Does order of random variables matter in chain rule (probability)

473 Views Asked by At

Suppose that we have the joint distribution of two random variables $X, Y$. Does it matter if we write it as $P(X, Y)$ or $P(Y, X)$? I would say yes if when substitute for their values we are not specifying which value each variable it takes. I want to clear this out because I am not sure if some manipulations are allowed when applying the chain rule (see below).

For, example suppose that $P(X=1, Y=2) = 0.2$, then $P(Y=2, X=1)$ should be also equal to $0.2$. But if we had written $P(1, 2)$ (assuming the distribution was given as $P(X, Y)$) then $P(1, 2)$ should not equal necessary to $P(2, 1)$. Does this mean that we have to be consistent in the order when we write the chain rule?

Chain rule

Is it valid to write the chain rule (assuming 4 variables):

$$P(X_4, X_3, X_2, X_1) = P(X_4 | X_3, X_2, X_1) \cdot P(X_3, X_2, X_1)$$

as:

$$P(X_1, X_2, X_4, X_3) = P(X_4 | X_1, X_3, X_2) \cdot P(X_1, X_2, X_3)$$

where the ordering is no longer consistent?

1

There are 1 best solutions below

0
On

Suppose that we have the joint distribution of two random variables $X,Y$. Does it matter if we write it as $P(X,Y)$ or $P(Y,X)$?

It does not matter too much, because both notations are misleading. You are confusing random variables with their values, and you are confusing probabilities and probability mass functions. This is where all the problems you are having start.

A better way to give the joint probability mass function of $X$ and $Y$ is to define it as $p_{XY}(x,y) = P(X=x \text{ and }Y=y)$. It doesn't matter what the input variables $x,y$ are named; you can also define $p_{XY}(a,b)$ as $P(X=a \text{ and }Y=b)$. You can also define $p_{YX}(a,b)$ as $P(Y=a \text{ and }X=b)$.

Now it is true that $p_{XY}(1,2) = p_{YX}(2,1)$, because these end up as probabilities of the same event. However, there is no reason why $p_{XY}(1,2)$ should be equal to $p_{XY}(2,1)$.

Even this notation is not perfect: we may prefer $p_{X,Y}(a,b)$, so that we do not confuse this with the probability mass function of the random variable $XY$ (the product of $X$ and $Y$). But that's an unlikely confusion.
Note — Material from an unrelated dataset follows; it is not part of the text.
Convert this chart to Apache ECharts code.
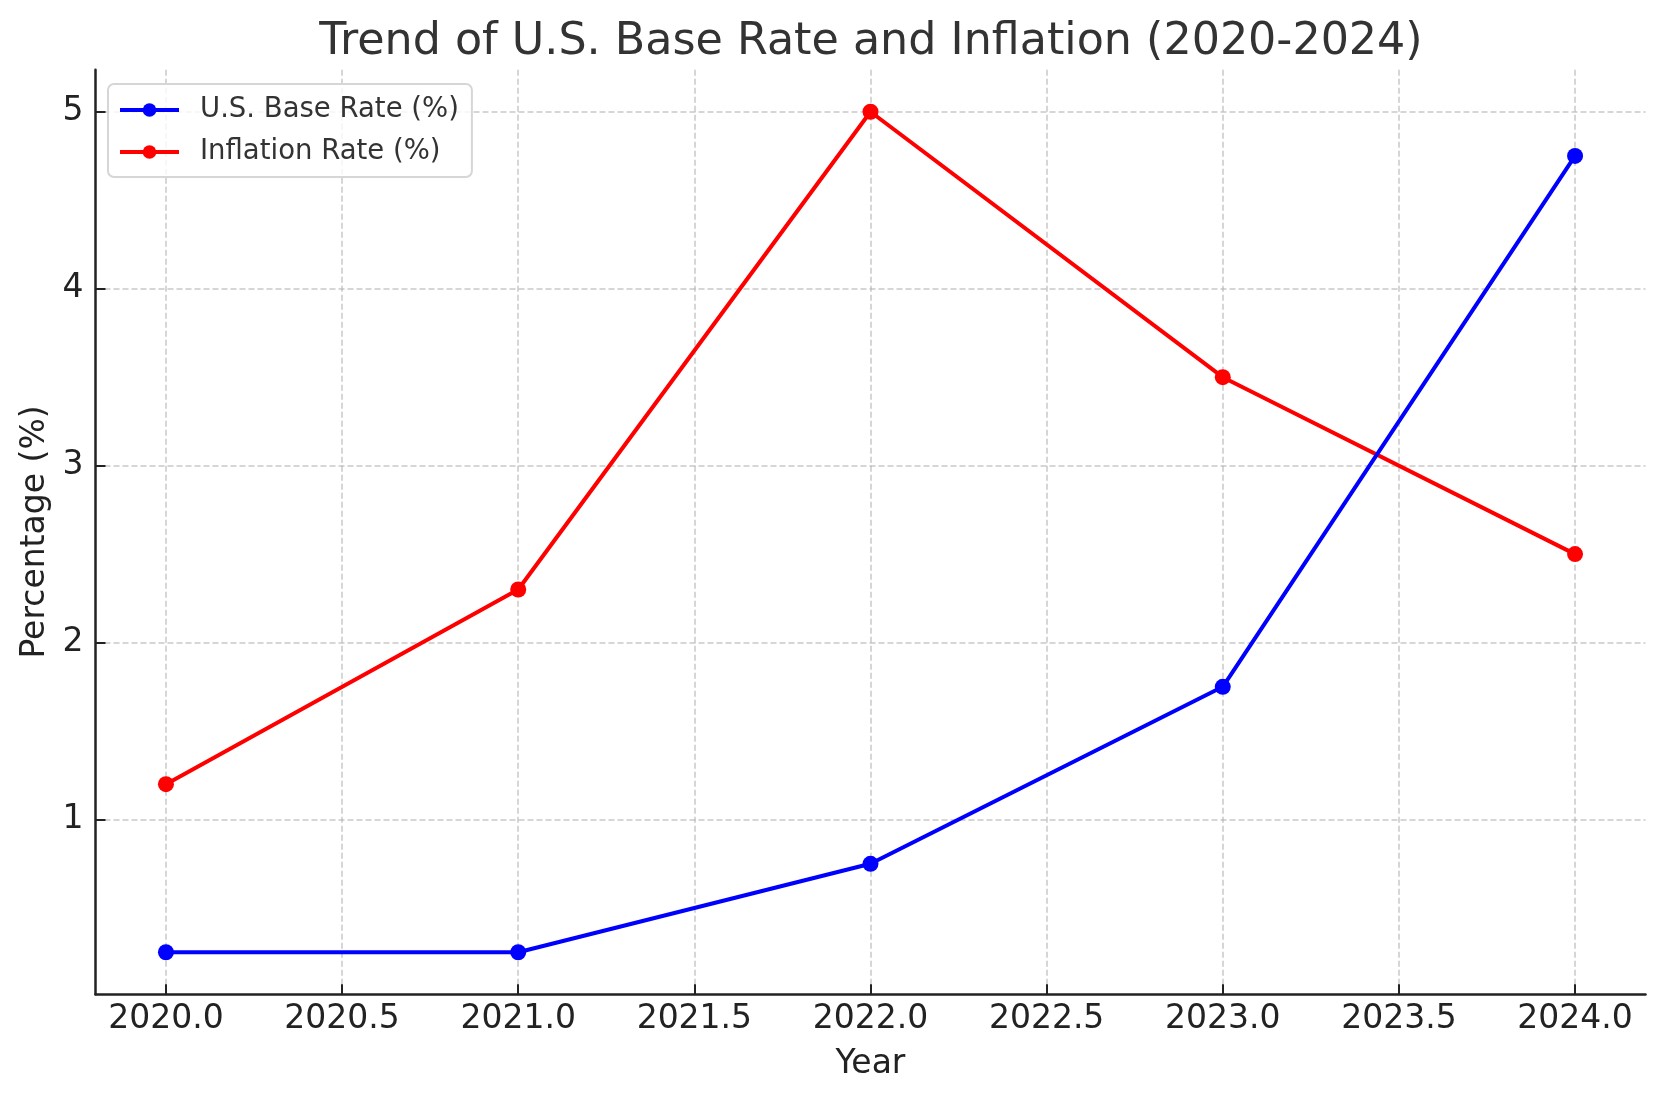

You can write the chain rule $$ p_{X_1X_2X_4X_3}(a,b,c,d) = p_{X_4 \mid X_1 X_3 X_2}(c,a,d,b) p_{X_1 X_2 X_3} (a,b,d) $$ with an appropriate definition of $p_{X_4 \mid X_1 X_3 X_2}$. The three functions put their variables in inconsistent orders, but the result is still valid, because we make sure that the variables $a,b,c,d$ consistently correspond to the same random variables throughout.

Often, to make this correspondence clear, we use a lowercase $x_i$ for the input variable corresponding to the random variable $X_i$. Then we would write $$ p_{X_1X_2X_4X_3}(x_1, x_2, x_4, x_3) = p_{X_4 \mid X_1 X_3 X_2}(x_4, x_1, x_3, x_2) p_{X_1 X_2 X_3} (x_1, x_2, x_3) $$ and it is tempting to drop the subscripts, because it feels like we are giving the ordering information twice. But we should not drop the subscripts, because we may plug in values for $x_1, x_2, x_3, x_4$ and then only $X_1, X_2, X_3, X_4$ will be telling us the order. For instance, we might set $x_1=x_2=1, x_3=2, x_4=5$ and write $$ p_{X_1X_2X_4X_3}(1, 1, 5, 2) = p_{X_4 \mid X_1 X_3 X_2}(5, 1, 2, 1) p_{X_1 X_2 X_3} (1,1,2). $$ Now only the subscripts are telling us what these numbers mean.